## AIM
Reproduce nothing except the lines between the line with "Generate a Python" and the line with "1.5, 1.2, 1.5))]", both ends included, and please leave out pictures.

## DATA FOR THE TASK
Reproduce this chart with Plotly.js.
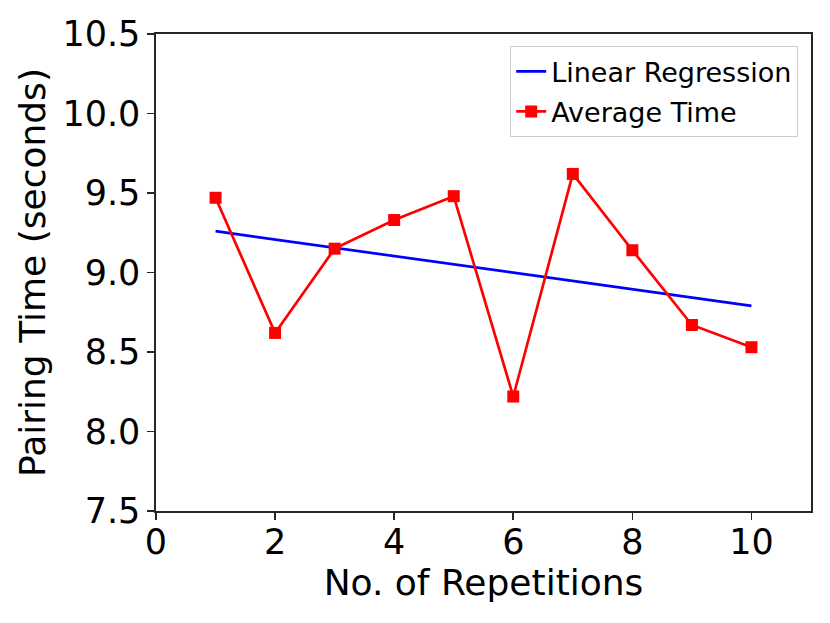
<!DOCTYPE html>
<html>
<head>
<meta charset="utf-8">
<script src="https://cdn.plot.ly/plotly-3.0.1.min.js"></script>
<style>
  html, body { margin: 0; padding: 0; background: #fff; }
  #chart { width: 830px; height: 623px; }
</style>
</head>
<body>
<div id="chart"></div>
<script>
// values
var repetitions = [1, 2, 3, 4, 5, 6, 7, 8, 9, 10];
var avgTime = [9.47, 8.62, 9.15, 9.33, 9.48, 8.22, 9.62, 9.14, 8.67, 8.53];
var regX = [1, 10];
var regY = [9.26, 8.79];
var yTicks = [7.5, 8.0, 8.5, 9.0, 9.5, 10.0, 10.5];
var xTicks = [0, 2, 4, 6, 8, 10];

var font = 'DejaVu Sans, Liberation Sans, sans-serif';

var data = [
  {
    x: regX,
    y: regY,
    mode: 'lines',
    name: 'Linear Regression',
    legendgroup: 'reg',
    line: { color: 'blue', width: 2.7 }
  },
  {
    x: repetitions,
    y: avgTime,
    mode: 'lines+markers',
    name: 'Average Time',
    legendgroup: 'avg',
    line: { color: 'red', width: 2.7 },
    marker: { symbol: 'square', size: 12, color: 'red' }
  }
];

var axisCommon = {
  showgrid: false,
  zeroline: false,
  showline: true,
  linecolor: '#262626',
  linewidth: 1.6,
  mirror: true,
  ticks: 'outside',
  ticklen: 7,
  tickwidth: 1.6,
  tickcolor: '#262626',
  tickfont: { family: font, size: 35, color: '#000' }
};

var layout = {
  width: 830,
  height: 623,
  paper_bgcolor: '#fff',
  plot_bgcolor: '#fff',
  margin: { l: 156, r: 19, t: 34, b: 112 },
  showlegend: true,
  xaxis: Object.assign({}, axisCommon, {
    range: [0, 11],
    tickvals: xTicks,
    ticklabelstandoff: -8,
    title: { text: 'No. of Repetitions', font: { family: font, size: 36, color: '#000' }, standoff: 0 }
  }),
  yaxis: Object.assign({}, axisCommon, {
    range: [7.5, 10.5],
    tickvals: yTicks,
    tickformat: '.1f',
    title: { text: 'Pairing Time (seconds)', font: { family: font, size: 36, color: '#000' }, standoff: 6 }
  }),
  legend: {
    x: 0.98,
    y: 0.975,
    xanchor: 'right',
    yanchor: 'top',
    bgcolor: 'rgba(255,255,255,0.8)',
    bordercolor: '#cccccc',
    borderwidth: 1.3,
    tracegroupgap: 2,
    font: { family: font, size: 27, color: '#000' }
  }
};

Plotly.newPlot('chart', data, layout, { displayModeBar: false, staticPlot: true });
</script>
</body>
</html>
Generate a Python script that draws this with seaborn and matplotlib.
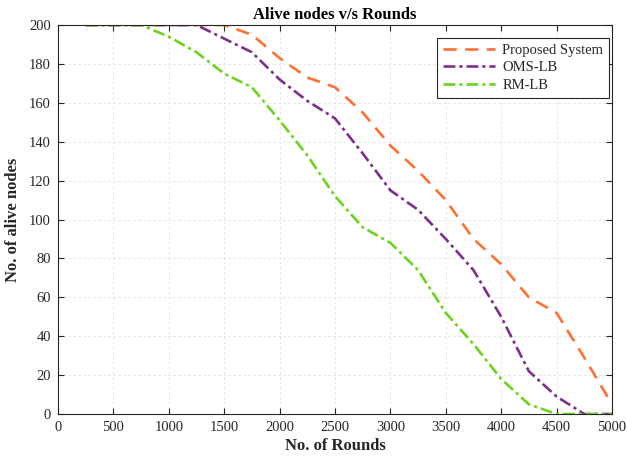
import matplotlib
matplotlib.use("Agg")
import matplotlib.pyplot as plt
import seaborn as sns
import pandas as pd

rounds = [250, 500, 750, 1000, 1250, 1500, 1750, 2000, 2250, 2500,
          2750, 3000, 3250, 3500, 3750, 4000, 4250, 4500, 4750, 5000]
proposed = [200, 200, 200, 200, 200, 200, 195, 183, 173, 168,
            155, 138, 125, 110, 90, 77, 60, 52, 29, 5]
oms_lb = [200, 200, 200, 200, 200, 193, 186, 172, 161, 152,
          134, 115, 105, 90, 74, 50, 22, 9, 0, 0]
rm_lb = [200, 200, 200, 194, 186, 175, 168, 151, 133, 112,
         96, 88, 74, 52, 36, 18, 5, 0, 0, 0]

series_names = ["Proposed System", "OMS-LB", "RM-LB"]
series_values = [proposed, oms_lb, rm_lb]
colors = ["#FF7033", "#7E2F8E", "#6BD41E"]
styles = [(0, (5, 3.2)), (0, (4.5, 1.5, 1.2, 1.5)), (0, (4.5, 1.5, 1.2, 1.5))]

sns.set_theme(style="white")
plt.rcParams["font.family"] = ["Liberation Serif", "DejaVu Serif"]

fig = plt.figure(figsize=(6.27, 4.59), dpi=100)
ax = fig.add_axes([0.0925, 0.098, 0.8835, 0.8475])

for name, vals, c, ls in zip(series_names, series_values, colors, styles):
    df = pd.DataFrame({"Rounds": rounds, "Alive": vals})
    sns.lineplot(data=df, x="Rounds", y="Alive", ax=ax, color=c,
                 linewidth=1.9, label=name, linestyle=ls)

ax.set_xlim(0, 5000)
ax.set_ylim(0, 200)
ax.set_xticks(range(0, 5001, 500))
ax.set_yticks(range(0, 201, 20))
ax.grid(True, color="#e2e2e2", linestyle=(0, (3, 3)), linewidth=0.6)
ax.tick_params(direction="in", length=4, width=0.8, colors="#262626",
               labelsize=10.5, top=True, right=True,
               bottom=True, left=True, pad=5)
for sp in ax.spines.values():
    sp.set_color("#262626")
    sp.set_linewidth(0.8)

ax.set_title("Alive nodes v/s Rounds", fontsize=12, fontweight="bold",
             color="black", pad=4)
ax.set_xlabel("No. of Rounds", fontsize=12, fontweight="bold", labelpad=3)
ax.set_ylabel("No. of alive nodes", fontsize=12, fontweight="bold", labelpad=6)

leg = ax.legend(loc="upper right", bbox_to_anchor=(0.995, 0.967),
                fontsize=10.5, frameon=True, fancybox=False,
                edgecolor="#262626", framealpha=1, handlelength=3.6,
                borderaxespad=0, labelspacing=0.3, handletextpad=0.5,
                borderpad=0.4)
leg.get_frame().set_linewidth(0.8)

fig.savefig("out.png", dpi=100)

## EXPECTED OUTPUT
Generate a Python script that draws this with seaborn and matplotlib.
import matplotlib
matplotlib.use("Agg")
import matplotlib.pyplot as plt
import seaborn as sns
import pandas as pd

rounds = [250, 500, 750, 1000, 1250, 1500, 1750, 2000, 2250, 2500,
          2750, 3000, 3250, 3500, 3750, 4000, 4250, 4500, 4750, 5000]
proposed = [200, 200, 200, 200, 200, 200, 195, 183, 173, 168,
            155, 138, 125, 110, 90, 77, 60, 52, 29, 5]
oms_lb = [200, 200, 200, 200, 200, 193, 186, 172, 161, 152,
          134, 115, 105, 90, 74, 50, 22, 9, 0, 0]
rm_lb = [200, 200, 200, 194, 186, 175, 168, 151, 133, 112,
         96, 88, 74, 52, 36, 18, 5, 0, 0, 0]

series_names = ["Proposed System", "OMS-LB", "RM-LB"]
series_values = [proposed, oms_lb, rm_lb]
colors = ["#FF7033", "#7E2F8E", "#6BD41E"]
styles = [(0, (5, 3.2)), (0, (4.5, 1.5, 1.2, 1.5)), (0, (4.5, 1.5, 1.2, 1.5))]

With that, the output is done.